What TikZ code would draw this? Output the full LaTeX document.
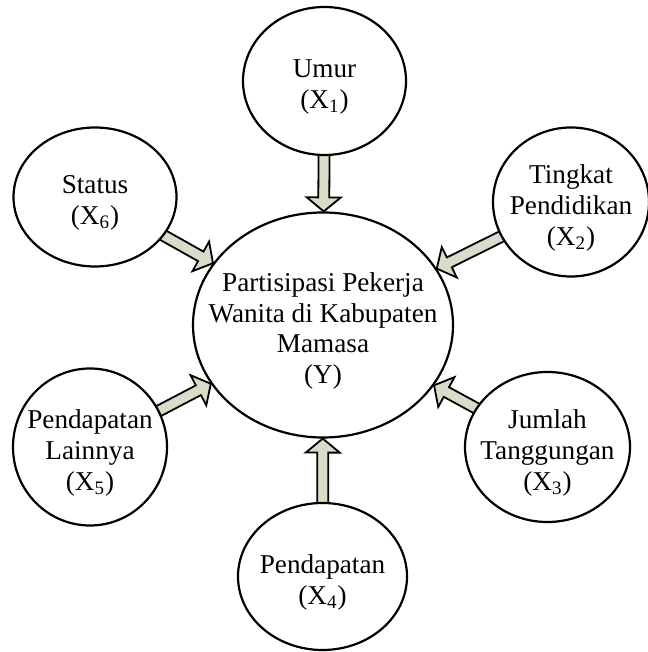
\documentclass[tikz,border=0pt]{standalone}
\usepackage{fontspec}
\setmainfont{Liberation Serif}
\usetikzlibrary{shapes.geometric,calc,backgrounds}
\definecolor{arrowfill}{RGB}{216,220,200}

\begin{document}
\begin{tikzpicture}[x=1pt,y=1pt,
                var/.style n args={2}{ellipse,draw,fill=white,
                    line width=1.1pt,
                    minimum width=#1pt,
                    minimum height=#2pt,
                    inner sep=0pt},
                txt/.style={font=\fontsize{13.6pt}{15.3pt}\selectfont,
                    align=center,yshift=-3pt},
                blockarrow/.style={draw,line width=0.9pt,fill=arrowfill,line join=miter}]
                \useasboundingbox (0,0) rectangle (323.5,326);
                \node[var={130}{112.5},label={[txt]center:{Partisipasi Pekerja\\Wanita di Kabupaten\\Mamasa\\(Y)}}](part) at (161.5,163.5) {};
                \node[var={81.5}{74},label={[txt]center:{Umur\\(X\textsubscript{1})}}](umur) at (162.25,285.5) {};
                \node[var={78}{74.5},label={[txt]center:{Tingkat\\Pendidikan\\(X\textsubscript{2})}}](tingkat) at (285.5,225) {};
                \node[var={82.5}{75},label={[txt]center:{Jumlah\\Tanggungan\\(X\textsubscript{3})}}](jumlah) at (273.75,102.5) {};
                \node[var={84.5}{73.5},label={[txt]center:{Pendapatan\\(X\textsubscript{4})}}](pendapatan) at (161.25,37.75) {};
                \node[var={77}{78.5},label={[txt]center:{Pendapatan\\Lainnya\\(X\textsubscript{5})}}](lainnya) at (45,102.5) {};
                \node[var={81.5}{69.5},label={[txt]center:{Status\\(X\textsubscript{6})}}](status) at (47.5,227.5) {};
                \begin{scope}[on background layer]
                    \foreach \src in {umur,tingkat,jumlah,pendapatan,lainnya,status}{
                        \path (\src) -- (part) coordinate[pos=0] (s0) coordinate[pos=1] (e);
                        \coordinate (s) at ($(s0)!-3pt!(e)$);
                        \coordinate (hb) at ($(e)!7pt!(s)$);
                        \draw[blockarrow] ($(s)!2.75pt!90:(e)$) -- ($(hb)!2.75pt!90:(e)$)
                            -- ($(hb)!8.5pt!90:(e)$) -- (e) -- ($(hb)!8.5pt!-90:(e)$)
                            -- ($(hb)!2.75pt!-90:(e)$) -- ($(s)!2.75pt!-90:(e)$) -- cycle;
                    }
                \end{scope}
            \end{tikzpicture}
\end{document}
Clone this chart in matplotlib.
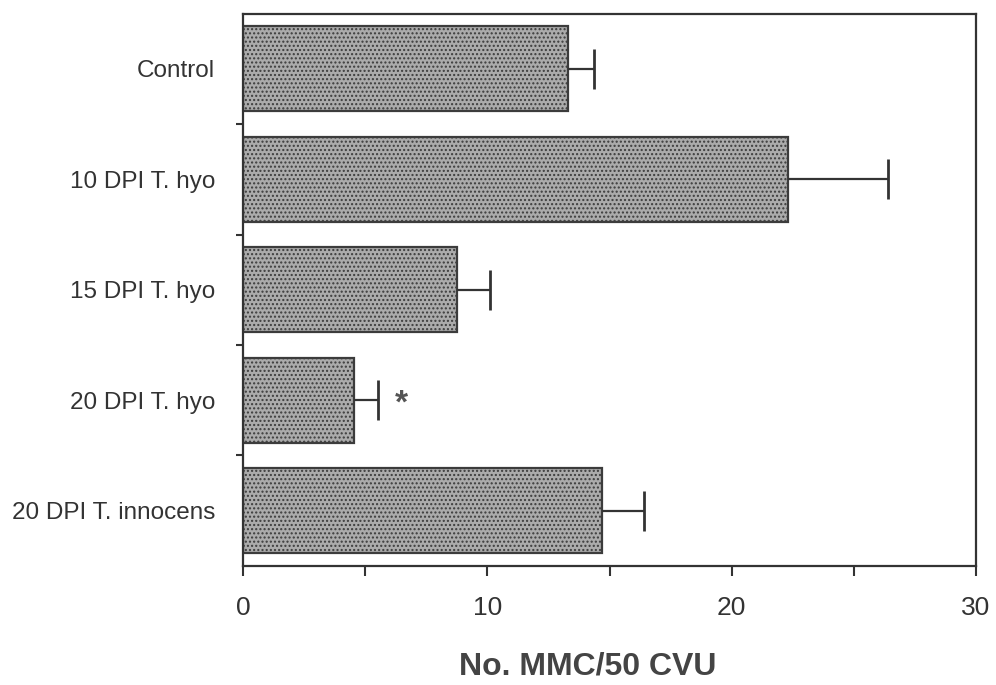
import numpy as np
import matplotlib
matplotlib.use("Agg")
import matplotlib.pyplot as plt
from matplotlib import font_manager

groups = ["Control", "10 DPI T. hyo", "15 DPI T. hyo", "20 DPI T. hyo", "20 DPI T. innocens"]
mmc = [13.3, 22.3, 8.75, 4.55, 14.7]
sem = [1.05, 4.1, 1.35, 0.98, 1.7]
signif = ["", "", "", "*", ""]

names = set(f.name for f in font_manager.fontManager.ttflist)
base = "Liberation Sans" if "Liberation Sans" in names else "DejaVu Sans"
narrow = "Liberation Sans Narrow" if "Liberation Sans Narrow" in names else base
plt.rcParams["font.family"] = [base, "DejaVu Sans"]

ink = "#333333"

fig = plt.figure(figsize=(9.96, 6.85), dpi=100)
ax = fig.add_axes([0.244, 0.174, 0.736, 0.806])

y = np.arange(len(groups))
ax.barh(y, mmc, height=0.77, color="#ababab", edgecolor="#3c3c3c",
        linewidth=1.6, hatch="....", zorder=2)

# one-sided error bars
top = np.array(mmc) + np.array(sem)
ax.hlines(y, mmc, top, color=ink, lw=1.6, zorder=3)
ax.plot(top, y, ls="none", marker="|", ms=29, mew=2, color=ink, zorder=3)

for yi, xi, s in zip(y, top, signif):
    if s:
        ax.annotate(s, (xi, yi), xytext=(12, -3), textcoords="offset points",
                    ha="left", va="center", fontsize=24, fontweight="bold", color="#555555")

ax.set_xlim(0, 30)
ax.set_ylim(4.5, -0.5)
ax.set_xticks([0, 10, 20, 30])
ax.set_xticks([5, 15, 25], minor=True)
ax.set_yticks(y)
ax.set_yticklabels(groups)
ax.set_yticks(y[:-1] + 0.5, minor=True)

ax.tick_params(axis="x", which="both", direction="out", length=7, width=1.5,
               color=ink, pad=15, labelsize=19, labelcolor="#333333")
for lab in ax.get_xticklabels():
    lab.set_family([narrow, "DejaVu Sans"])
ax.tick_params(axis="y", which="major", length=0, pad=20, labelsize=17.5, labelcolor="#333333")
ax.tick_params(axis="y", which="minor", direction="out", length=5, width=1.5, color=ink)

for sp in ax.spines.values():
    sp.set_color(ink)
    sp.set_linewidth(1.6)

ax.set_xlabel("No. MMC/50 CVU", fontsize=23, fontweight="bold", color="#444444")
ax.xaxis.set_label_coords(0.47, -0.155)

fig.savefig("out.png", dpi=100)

-- -- --

_Your instructions_. Start at the line containing "Clone this chart in matplotlib." and stop at the line containing "length=5, width=1.5, color=ink)"; transcribe those lines exactly, skipping pictures.

_Exercise output_.
Clone this chart in matplotlib.
import numpy as np
import matplotlib
matplotlib.use("Agg")
import matplotlib.pyplot as plt
from matplotlib import font_manager

groups = ["Control", "10 DPI T. hyo", "15 DPI T. hyo", "20 DPI T. hyo", "20 DPI T. innocens"]
mmc = [13.3, 22.3, 8.75, 4.55, 14.7]
sem = [1.05, 4.1, 1.35, 0.98, 1.7]
signif = ["", "", "", "*", ""]

names = set(f.name for f in font_manager.fontManager.ttflist)
base = "Liberation Sans" if "Liberation Sans" in names else "DejaVu Sans"
narrow = "Liberation Sans Narrow" if "Liberation Sans Narrow" in names else base
plt.rcParams["font.family"] = [base, "DejaVu Sans"]

ink = "#333333"

fig = plt.figure(figsize=(9.96, 6.85), dpi=100)
ax = fig.add_axes([0.244, 0.174, 0.736, 0.806])

y = np.arange(len(groups))
ax.barh(y, mmc, height=0.77, color="#ababab", edgecolor="#3c3c3c",
        linewidth=1.6, hatch="....", zorder=2)

# one-sided error bars
top = np.array(mmc) + np.array(sem)
ax.hlines(y, mmc, top, color=ink, lw=1.6, zorder=3)
ax.plot(top, y, ls="none", marker="|", ms=29, mew=2, color=ink, zorder=3)

for yi, xi, s in zip(y, top, signif):
    if s:
        ax.annotate(s, (xi, yi), xytext=(12, -3), textcoords="offset points",
                    ha="left", va="center", fontsize=24, fontweight="bold", color="#555555")

ax.set_xlim(0, 30)
ax.set_ylim(4.5, -0.5)
ax.set_xticks([0, 10, 20, 30])
ax.set_xticks([5, 15, 25], minor=True)
ax.set_yticks(y)
ax.set_yticklabels(groups)
ax.set_yticks(y[:-1] + 0.5, minor=True)

ax.tick_params(axis="x", which="both", direction="out", length=7, width=1.5,
               color=ink, pad=15, labelsize=19, labelcolor="#333333")
for lab in ax.get_xticklabels():
    lab.set_family([narrow, "DejaVu Sans"])
ax.tick_params(axis="y", which="major", length=0, pad=20, labelsize=17.5, labelcolor="#333333")
ax.tick_params(axis="y", which="minor", direction="out", length=5, width=1.5, color=ink)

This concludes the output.